Die Stabilitätserfolge der D-Mark machten sie bald zu einem Aufwertungskandidaten, ließen sie später neben dem japanischen Yen und nach dem amerikanischen Dollar weltweit zur zweiten Leitwährung werden, zum Stabilitätsanker in Europa, zur begehrten Reserve- und Anlagewährung. Bis zu ihrem vierzigsten Geburtstag war die D-Mark im Außenwert gegenüber den 14 wichtigsten Industrienationen um ein Drittel gestiegen.

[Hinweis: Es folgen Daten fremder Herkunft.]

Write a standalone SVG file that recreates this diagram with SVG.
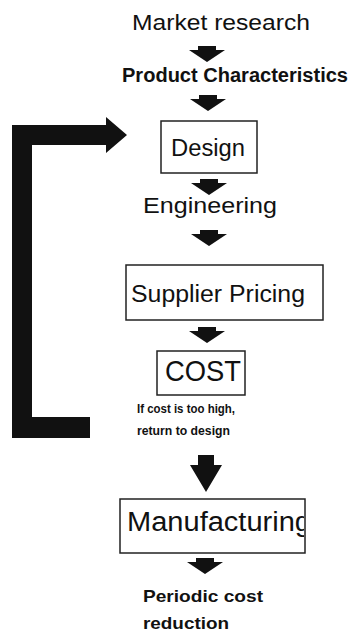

Kein Wunder, dass nach so vielen Erfolgen der D-Mark die Deutschen dem Euro lange Zeit skeptisch gegenüberstanden, obwohl diese Skepsis langsam gegenüber dem Unausweichlichen nachlässt. Der Kölner Wirtschaftspsychologe Guido Kiell zu den deutschen Befindlichkeiten: "Bei uns Deutschen ist es so, dass wir in der Vergangenheit ein hohes Maß an Stolz auf die D-Mark gelegt haben. Die D-Mark stand stellvertretend für Symbole, die in anderen Ländern normalerweise als Identifikationssymbole herangezogen werden. Wie zum Beispiel Kultur, Sprache, politische Erfolge, all diese Dinge hatten wir zwar, die standen aber unter einem ungünstigen Vorzeichen, im Zweiten wie im Ersten Weltkrieg."

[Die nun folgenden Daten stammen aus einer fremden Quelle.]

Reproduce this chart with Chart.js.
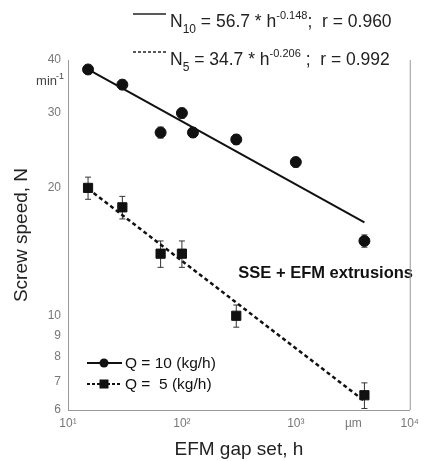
<!DOCTYPE html>
<html>
<head>
<meta charset="utf-8">
<script src="https://cdn.jsdelivr.net/npm/chart.js@4"></script>
<style>
  html, body { margin: 0; padding: 0; background: #fff; }
  #wrap { width: 425px; height: 461px; }
</style>
</head>
<body>
<div id="wrap"><canvas id="myChart" width="425" height="461"></canvas></div>
<script>
// Données
const gapQ10 = [15, 30, 65, 100, 125, 300, 1000, 4000];
const speedQ10 = [38, 35, 27, 30, 27, 26, 23, 15];
const errQ10 = [0.9, 0.9, 0.8, 0.8, 0.7, 0.7, 0.6, 0.5];

const gapQ5 = [15, 30, 65, 100, 300, 4000];
const speedQ5 = [20, 18, 14, 14, 10, 6.5];
const errQ5 = [1.2, 1.1, 1.0, 1.0, 0.6, 0.45];

const fitGap = [15, 4000];
const fitQ10 = [38, 16.6];
const fitQ5 = [19.9, 6.3];

const yTicks = [6, 7, 8, 9, 10, 20, 30, 40];
const xTicks = [10, 100, 1000, 3200, 10000];
const xTickLabels = ['10¹', '10²', '10³', 'µm', '10⁴'];

const police = 'Arial, "Liberation Sans", sans-serif';

const toPoints = (xs, ys) => xs.map((x, i) => ({ x: x, y: ys[i] }));

// Barres d'erreur dessinées via les échelles
const errorBars = {
  id: 'errorBars',
  beforeDatasetsDraw(chart) {
    const ctx = chart.ctx;
    const yScale = chart.scales.y;
    chart.data.datasets.forEach((ds, di) => {
      if (!ds.err) return;
      const meta = chart.getDatasetMeta(di);
      ctx.save();
      ctx.strokeStyle = '#333';
      ctx.lineWidth = 1;
      meta.data.forEach((pt, i) => {
        const v = ds.data[i].y;
        const top = yScale.getPixelForValue(v + ds.err[i]);
        const bot = yScale.getPixelForValue(v - ds.err[i]);
        ctx.beginPath();
        ctx.moveTo(pt.x, top); ctx.lineTo(pt.x, bot);
        ctx.moveTo(pt.x - 3, top); ctx.lineTo(pt.x + 3, top);
        ctx.moveTo(pt.x - 3, bot); ctx.lineTo(pt.x + 3, bot);
        ctx.stroke();
      });
      ctx.restore();
    });
  }
};

function texteIndice(ctx, x, y, parts) {
  // parts: [texte, 'n'|'sub'|'sup']
  parts.forEach(([t, mode]) => {
    if (mode === 'sub') {
      ctx.font = '12px ' + police;
      ctx.fillText(t, x, y + 6);
    } else if (mode === 'sup') {
      ctx.font = '11px ' + police;
      ctx.fillText(t, x, y - 8);
    } else {
      ctx.font = '17.5px ' + police;
      ctx.fillText(t, x, y);
    }
    x += ctx.measureText(t).width;
  });
}

const annotations = {
  id: 'annotations',
  afterDraw(chart) {
    const ctx = chart.ctx;
    const a = chart.chartArea;
    ctx.save();
    ctx.fillStyle = '#222';
    ctx.strokeStyle = '#222';
    ctx.textBaseline = 'alphabetic';
    ctx.textAlign = 'left';

    // Équations en haut
    ctx.lineWidth = 1.5;
    ctx.beginPath(); ctx.moveTo(133, 14); ctx.lineTo(166, 14); ctx.stroke();
    texteIndice(ctx, 170, 27, [['N', 'n'], ['10', 'sub'], [' = 56.7 * h', 'n'], ['-0.148', 'sup'], [';  r = 0.960', 'n']]);
    ctx.setLineDash([3, 2]);
    ctx.beginPath(); ctx.moveTo(133, 52); ctx.lineTo(166, 52); ctx.stroke();
    ctx.setLineDash([]);
    texteIndice(ctx, 170, 65, [['N', 'n'], ['5', 'sub'], [' = 34.7 * h', 'n'], ['-0.206', 'sup'], [' ;  r = 0.992', 'n']]);

    // Unité axe y
    ctx.font = '13px ' + police;
    ctx.fillStyle = '#444';
    ctx.textAlign = 'right';
    ctx.fillText('min', 57, 85);
    ctx.font = '9px ' + police;
    ctx.fillText('-1', 64, 79);

    // Texte SSE + EFM
    ctx.fillStyle = '#111';
    ctx.font = 'bold 16.5px ' + police;
    ctx.textAlign = 'right';
    ctx.fillText('SSE + EFM extrusions', 413, 278);

    // Légende
    const items = [
      { y: 363, dash: [], label: 'Q = 10 (kg/h)', style: 'circle' },
      { y: 384, dash: [3, 2], label: 'Q =  5 (kg/h)', style: 'rect' }
    ];
    items.forEach(it => {
      ctx.strokeStyle = '#111';
      ctx.lineWidth = 1.8;
      ctx.setLineDash(it.dash);
      ctx.beginPath(); ctx.moveTo(87, it.y); ctx.lineTo(122, it.y); ctx.stroke();
      ctx.setLineDash([]);
      ctx.fillStyle = '#111';
      if (it.style === 'circle') {
        ctx.beginPath(); ctx.arc(104, it.y, 4.5, 0, Math.PI * 2); ctx.fill();
      } else {
        ctx.fillRect(99.5, it.y - 4.5, 9, 9);
      }
      ctx.font = '15.5px ' + police;
      ctx.textAlign = 'left';
      ctx.textBaseline = 'middle';
      ctx.fillText(it.label, 125, it.y + 1);
      ctx.textBaseline = 'alphabetic';
    });

    // Bordure droite
    ctx.strokeStyle = '#999';
    ctx.lineWidth = 1;
    ctx.beginPath(); ctx.moveTo(a.right + 0.5, a.top); ctx.lineTo(a.right + 0.5, a.bottom); ctx.stroke();
    ctx.restore();
  }
};

const ctx = document.getElementById('myChart').getContext('2d');
new Chart(ctx, {
  type: 'scatter',
  data: {
    datasets: [
      {
        label: 'fit10',
        data: toPoints(fitGap, fitQ10),
        showLine: true,
        borderColor: '#111',
        borderWidth: 2,
        pointRadius: 0
      },
      {
        label: 'fit5',
        data: toPoints(fitGap, fitQ5),
        showLine: true,
        borderColor: '#111',
        borderWidth: 2.5,
        borderDash: [4, 3],
        pointRadius: 0
      },
      {
        label: 'Q = 10 (kg/h)',
        data: toPoints(gapQ10, speedQ10),
        err: errQ10,
        pointStyle: 'circle',
        pointRadius: 5.5,
        backgroundColor: '#111',
        borderColor: '#111',
        showLine: false
      },
      {
        label: 'Q =  5 (kg/h)',
        data: toPoints(gapQ5, speedQ5),
        err: errQ5,
        pointStyle: 'rect',
        pointRadius: 6.5,
        backgroundColor: '#111',
        borderColor: '#111',
        showLine: false
      }
    ]
  },
  options: {
    responsive: false,
    animation: false,
    layout: { padding: { top: 60, right: 8, left: 0, bottom: 0 } },
    plugins: {
      legend: { display: false },
      tooltip: { enabled: false }
    },
    scales: {
      x: {
        type: 'logarithmic',
        min: 10,
        max: 10000,
        afterBuildTicks: s => { s.ticks = xTicks.map(v => ({ value: v })); },
        afterFit: s => { s.height = 51; },
        grid: { display: false, drawTicks: false },
        border: { color: '#999' },
        ticks: {
          autoSkip: false,
          maxRotation: 0,
          padding: 6,
          color: '#777',
          font: { family: police, size: 12 },
          callback: (v, i) => xTickLabels[i]
        },
        title: {
          display: true,
          text: 'EFM gap set, h',
          color: '#222',
          font: { family: police, size: 19 },
          padding: { top: 2, bottom: 0 }
        }
      },
      y: {
        type: 'logarithmic',
        min: 6,
        max: 40,
        afterBuildTicks: s => { s.ticks = yTicks.map(v => ({ value: v })); },
        afterFit: s => { s.width = 68; },
        grid: { display: false, drawTicks: false },
        border: { color: '#999' },
        ticks: {
          autoSkip: false,
          padding: 7,
          color: '#777',
          font: { family: police, size: 12 },
          callback: v => String(v)
        },
        title: {
          display: true,
          text: 'Screw speed, N',
          color: '#222',
          font: { family: police, size: 19 },
          padding: { top: 10, bottom: 0 }
        }
      }
    }
  },
  plugins: [errorBars, annotations]
});
</script>
</body>
</html>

Die beiden Weltkriege hatten den Deutschen auch Hyper-Inflationen beschert und Millionen Menschen fast über Nacht um die Früchte ihrer lebenslangen Arbeit gebracht. Dieser Schock saß tief, die D-Mark dagegen war der Garant für Stabilität.

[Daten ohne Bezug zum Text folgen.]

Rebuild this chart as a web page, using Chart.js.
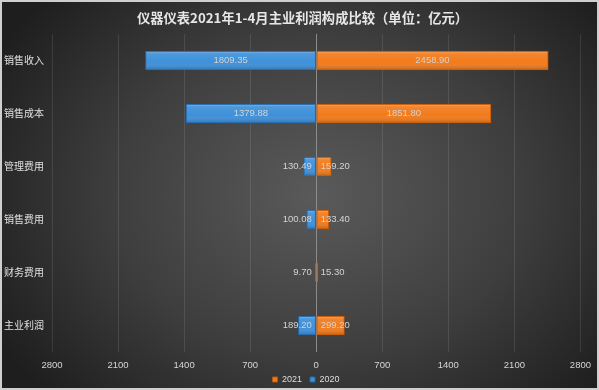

Der Euro löst die D-Mark ab
Seit 1999 gibt es nun schon den Euro, er hat die D-Mark zumindest als Buchgeld bereits verdrängt. sie ist inzwischen nicht mehr als ein deutscher Ausdruck des Euro. Dass man mit dem Euro ab dem 1. Januar 2002 auch bezahlen kann, ist nur ein kleiner, letzter Schritt. Das betont Wim Duisenberg, Präsident der Europäischen Zentralbank, immer wieder gebetsmühlenartig: "Es ist wichtig zu wissen, dass wir am 1. Januar 2002 nicht den Euro einführen. Der Euro ist bereits seit dem 1. Januar 1999 unser Geld. Was wir tun werden, ist den Euro auch in Form von Euro-Banknoten und Münzen einzuführen."